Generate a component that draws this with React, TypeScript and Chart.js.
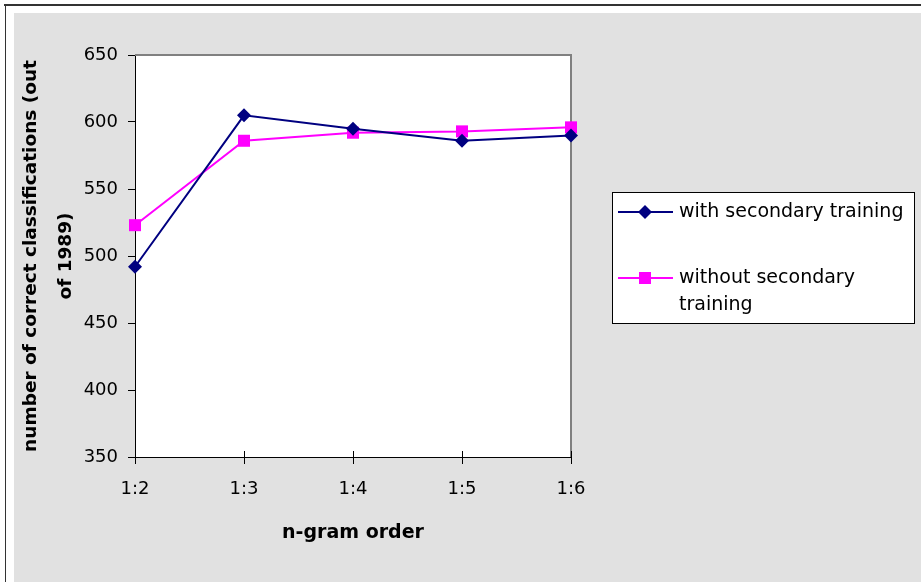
import React, { useEffect, useRef } from "react";
import { Chart, registerables } from "chart.js";

Chart.register(...registerables);

const categories = ["1:2", "1:3", "1:4", "1:5", "1:6"];
const withSecondary = [492, 605, 595, 586, 590];
const withoutSecondary = [523, 586, 592, 593, 596];
const seriesLabels = ["with secondary training", "without secondary training"];
const seriesColors = ["#000080", "#FF00FF"];
const yMin = 350;
const yMax = 650;
const yStep = 50;
const xTitle = "n-gram order";
const yTitle = ["number of correct classifications (out", "of 1989)"];

const FONT = '"DejaVu Sans", "Liberation Sans", Arial, sans-serif';

const backgroundPlugin = {
  id: "bgFrame",
  beforeDraw(chart: any) {
    const { ctx, width, height, chartArea } = chart;
    ctx.save();
    ctx.fillStyle = "#ffffff";
    ctx.fillRect(0, 0, width, height);
    ctx.fillStyle = "#e1e1e1";
    ctx.fillRect(14, 13, width - 14, height - 13);
    ctx.fillStyle = "#333333";
    ctx.fillRect(4, 4, width - 4, 2);
    ctx.fillRect(5, 4, 1, height - 4);
    ctx.fillStyle = "#ffffff";
    ctx.fillRect(chartArea.left, chartArea.top, chartArea.right - chartArea.left, chartArea.bottom - chartArea.top);
    ctx.restore();
  },
  beforeDatasetsDraw(chart: any) {
    const { ctx, chartArea } = chart;
    ctx.save();
    ctx.strokeStyle = "#808080";
    ctx.lineWidth = 2;
    ctx.beginPath();
    ctx.moveTo(chartArea.left, chartArea.top);
    ctx.lineTo(chartArea.right, chartArea.top);
    ctx.lineTo(chartArea.right, chartArea.bottom);
    ctx.stroke();
    // tick marks crossing the category axis (inner part)
    const xs = chart.scales.x;
    ctx.strokeStyle = "#000000";
    ctx.lineWidth = 1;
    ctx.beginPath();
    xs.ticks.forEach((_t: any, i: number) => {
      const px = Math.round(xs.getPixelForTick(i)) + 0.5;
      ctx.moveTo(px, chartArea.bottom - 6);
      ctx.lineTo(px, chartArea.bottom);
    });
    ctx.stroke();
    ctx.restore();
  },
};

function drawMarker(ctx: CanvasRenderingContext2D, style: string, x: number, y: number, color: string) {
  ctx.fillStyle = color;
  ctx.beginPath();
  if (style === "rectRot") {
    const r = 7;
    ctx.moveTo(x - r, y);
    ctx.lineTo(x, y - r);
    ctx.lineTo(x + r, y);
    ctx.lineTo(x, y + r);
    ctx.closePath();
  } else {
    const s = 6;
    ctx.rect(x - s, y - s, 2 * s, 2 * s);
  }
  ctx.fill();
}

const legendPlugin = {
  id: "boxLegend",
  afterDraw(chart: any) {
    const { ctx } = chart;
    ctx.save();
    const bx = 612.5, by = 192.5, bw = 302, bh = 131;
    ctx.fillStyle = "#ffffff";
    ctx.fillRect(bx, by, bw, bh);
    ctx.strokeStyle = "#000000";
    ctx.lineWidth = 1;
    ctx.strokeRect(bx, by, bw, bh);
    ctx.font = `19px ${FONT}`;
    ctx.textBaseline = "middle";
    ctx.textAlign = "left";
    const entryY = [212, 278];
    const maxW = 230;
    chart.data.datasets.forEach((ds: any, i: number) => {
      const y = entryY[i];
      ctx.strokeStyle = ds.borderColor;
      ctx.lineWidth = 2;
      ctx.beginPath();
      ctx.moveTo(618, y);
      ctx.lineTo(673, y);
      ctx.stroke();
      drawMarker(ctx, ds.pointStyle, 645, y, ds.borderColor);
      const words = String(ds.label).split(" ");
      const lines: string[] = [];
      let cur = "";
      words.forEach((w) => {
        const t = cur ? cur + " " + w : w;
        if (ctx.measureText(t).width > maxW && cur) {
          lines.push(cur);
          cur = w;
        } else cur = t;
      });
      if (cur) lines.push(cur);
      ctx.fillStyle = "#000000";
      lines.forEach((l, j) => ctx.fillText(l, 679, y + j * 27));
    });
    ctx.restore();
  },
};

export default function App() {
  const ref = useRef<HTMLCanvasElement>(null);
  useEffect(() => {
    if (!ref.current) return;
    const chart = new Chart(ref.current, {
      type: "line",
      data: {
        labels: categories,
        datasets: [
          {
            label: seriesLabels[0],
            data: withSecondary,
            borderColor: seriesColors[0],
            backgroundColor: seriesColors[0],
            borderWidth: 2,
            pointStyle: "rectRot",
            pointRadius: 7,
            pointBorderWidth: 0,
            tension: 0,
            clip: false,
          },
          {
            label: seriesLabels[1],
            data: withoutSecondary,
            borderColor: seriesColors[1],
            backgroundColor: seriesColors[1],
            borderWidth: 2,
            pointStyle: "rect",
            pointRadius: 8.5,
            pointBorderWidth: 0,
            tension: 0,
            clip: false,
          },
        ],
      } as any,
      options: {
        responsive: false,
        animation: false,
        devicePixelRatio: 1,
        layout: { padding: { left: 0, top: 55, right: 350, bottom: 0 } },
        plugins: { legend: { display: false }, tooltip: { enabled: false } },
        scales: {
          x: {
            type: "category",
            offset: false,
            afterFit: (s: any) => { s.height = 125; },
            grid: { display: true, drawOnChartArea: false, drawTicks: true, tickLength: 7, color: "#000000" },
            border: { display: true, color: "#000000", width: 1 },
            ticks: { color: "#000000", padding: 15, font: { family: FONT, size: 18 }, maxRotation: 0 },
            title: {
              display: true,
              text: xTitle,
              color: "#000000",
              font: { family: FONT, size: 19, weight: "bold" },
              padding: { top: 0, bottom: 38 },
            },
          },
          y: {
            type: "linear",
            min: yMin,
            max: yMax,
            afterFit: (s: any) => { s.width = 135; },
            grid: { display: true, drawOnChartArea: false, drawTicks: true, tickLength: 7, color: "#000000" },
            border: { display: true, color: "#000000", width: 1 },
            ticks: { stepSize: yStep, color: "#000000", padding: 10, font: { family: FONT, size: 18 } },
            title: {
              display: true,
              text: yTitle,
              color: "#000000",
              font: { family: FONT, size: 18.5, weight: "bold", lineHeight: "35px" },
              padding: { top: 14, bottom: 0 },
            },
          },
        },
      } as any,
      plugins: [backgroundPlugin, legendPlugin],
    });
    return () => chart.destroy();
  }, []);
  return (
    <div style={{ position: "absolute", left: 0, top: 0, width: 921, height: 582 }}>
      <canvas ref={ref} width={921} height={582} style={{ width: 921, height: 582, display: "block" }} />
    </div>
  );
}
═══
WHAT IS BEING ASKED
Quote each line of the listing exactly, but leave the pictures out.

EXERCISE RESULT
Generate a component that draws this with React, TypeScript and Chart.js.
import React, { useEffect, useRef } from "react";
import { Chart, registerables } from "chart.js";

Chart.register(...registerables);

const categories = ["1:2", "1:3", "1:4", "1:5", "1:6"];
const withSecondary = [492, 605, 595, 586, 590];
const withoutSecondary = [523, 586, 592, 593, 596];
const seriesLabels = ["with secondary training", "without secondary training"];
const seriesColors = ["#000080", "#FF00FF"];
const yMin = 350;
const yMax = 650;
const yStep = 50;
const xTitle = "n-gram order";
const yTitle = ["number of correct classifications (out", "of 1989)"];

const FONT = '"DejaVu Sans", "Liberation Sans", Arial, sans-serif';

const backgroundPlugin = {
  id: "bgFrame",
  beforeDraw(chart: any) {
    const { ctx, width, height, chartArea } = chart;
    ctx.save();
    ctx.fillStyle = "#ffffff";
    ctx.fillRect(0, 0, width, height);
    ctx.fillStyle = "#e1e1e1";
    ctx.fillRect(14, 13, width - 14, height - 13);
    ctx.fillStyle = "#333333";
    ctx.fillRect(4, 4, width - 4, 2);
    ctx.fillRect(5, 4, 1, height - 4);
    ctx.fillStyle = "#ffffff";
    ctx.fillRect(chartArea.left, chartArea.top, chartArea.right - chartArea.left, chartArea.bottom - chartArea.top);
    ctx.restore();
  },
  beforeDatasetsDraw(chart: any) {
    const { ctx, chartArea } = chart;
    ctx.save();
    ctx.strokeStyle = "#808080";
    ctx.lineWidth = 2;
    ctx.beginPath();
    ctx.moveTo(chartArea.left, chartArea.top);
    ctx.lineTo(chartArea.right, chartArea.top);
    ctx.lineTo(chartArea.right, chartArea.bottom);
    ctx.stroke();
    // tick marks crossing the category axis (inner part)
    const xs = chart.scales.x;
    ctx.strokeStyle = "#000000";
    ctx.lineWidth = 1;
    ctx.beginPath();
    xs.ticks.forEach((_t: any, i: number) => {
      const px = Math.round(xs.getPixelForTick(i)) + 0.5;
      ctx.moveTo(px, chartArea.bottom - 6);
      ctx.lineTo(px, chartArea.bottom);
    });
    ctx.stroke();
    ctx.restore();
  },
};

function drawMarker(ctx: CanvasRenderingContext2D, style: string, x: number, y: number, color: string) {
  ctx.fillStyle = color;
  ctx.beginPath();
  if (style === "rectRot") {
    const r = 7;
    ctx.moveTo(x - r, y);
    ctx.lineTo(x, y - r);
    ctx.lineTo(x + r, y);
    ctx.lineTo(x, y + r);
    ctx.closePath();
  } else {
    const s = 6;
    ctx.rect(x - s, y - s, 2 * s, 2 * s);
  }
  ctx.fill();
}

const legendPlugin = {
  id: "boxLegend",
  afterDraw(chart: any) {
    const { ctx } = chart;
    ctx.save();
    const bx = 612.5, by = 192.5, bw = 302, bh = 131;
    ctx.fillStyle = "#ffffff";
    ctx.fillRect(bx, by, bw, bh);
    ctx.strokeStyle = "#000000";
    ctx.lineWidth = 1;
    ctx.strokeRect(bx, by, bw, bh);
    ctx.font = `19px ${FONT}`;
    ctx.textBaseline = "middle";
    ctx.textAlign = "left";
    const entryY = [212, 278];
    const maxW = 230;
    chart.data.datasets.forEach((ds: any, i: number) => {
      const y = entryY[i];
      ctx.strokeStyle = ds.borderColor;
      ctx.lineWidth = 2;
      ctx.beginPath();
      ctx.moveTo(618, y);
      ctx.lineTo(673, y);
      ctx.stroke();
      drawMarker(ctx, ds.pointStyle, 645, y, ds.borderColor);
      const words = String(ds.label).split(" ");
      const lines: string[] = [];
      let cur = "";
      words.forEach((w) => {
        const t = cur ? cur + " " + w : w;
        if (ctx.measureText(t).width > maxW && cur) {
          lines.push(cur);
          cur = w;
        } else cur = t;
      });
      if (cur) lines.push(cur);
      ctx.fillStyle = "#000000";
      lines.forEach((l, j) => ctx.fillText(l, 679, y + j * 27));
    });
    ctx.restore();
  },
};

export default function App() {
  const ref = useRef<HTMLCanvasElement>(null);
  useEffect(() => {
    if (!ref.current) return;
    const chart = new Chart(ref.current, {
      type: "line",
      data: {
        labels: categories,
        datasets: [
          {
            label: seriesLabels[0],
            data: withSecondary,
            borderColor: seriesColors[0],
            backgroundColor: seriesColors[0],
            borderWidth: 2,
            pointStyle: "rectRot",
            pointRadius: 7,
            pointBorderWidth: 0,
            tension: 0,
            clip: false,
          },
          {
            label: seriesLabels[1],
            data: withoutSecondary,
            borderColor: seriesColors[1],
            backgroundColor: seriesColors[1],
            borderWidth: 2,
            pointStyle: "rect",
            pointRadius: 8.5,
            pointBorderWidth: 0,
            tension: 0,
            clip: false,
          },
        ],
      } as any,
      options: {
        responsive: false,
        animation: false,
        devicePixelRatio: 1,
        layout: { padding: { left: 0, top: 55, right: 350, bottom: 0 } },
        plugins: { legend: { display: false }, tooltip: { enabled: false } },
        scales: {
          x: {
            type: "category",
            offset: false,
            afterFit: (s: any) => { s.height = 125; },
            grid: { display: true, drawOnChartArea: false, drawTicks: true, tickLength: 7, color: "#000000" },
            border: { display: true, color: "#000000", width: 1 },
            ticks: { color: "#000000", padding: 15, font: { family: FONT, size: 18 }, maxRotation: 0 },
            title: {
              display: true,
              text: xTitle,
              color: "#000000",
              font: { family: FONT, size: 19, weight: "bold" },
              padding: { top: 0, bottom: 38 },
            },
          },
          y: {
            type: "linear",
            min: yMin,
            max: yMax,
            afterFit: (s: any) => { s.width = 135; },
            grid: { display: true, drawOnChartArea: false, drawTicks: true, tickLength: 7, color: "#000000" },
            border: { display: true, color: "#000000", width: 1 },
            ticks: { stepSize: yStep, color: "#000000", padding: 10, font: { family: FONT, size: 18 } },
            title: {
              display: true,
              text: yTitle,
              color: "#000000",
              font: { family: FONT, size: 18.5, weight: "bold", lineHeight: "35px" },
              padding: { top: 14, bottom: 0 },
            },
          },
        },
      } as any,
      plugins: [backgroundPlugin, legendPlugin],
    });
    return () => chart.destroy();
  }, []);
  return (
    <div style={{ position: "absolute", left: 0, top: 0, width: 921, height: 582 }}>
      <canvas ref={ref} width={921} height={582} style={{ width: 921, height: 582, display: "block" }} />
    </div>
  );
}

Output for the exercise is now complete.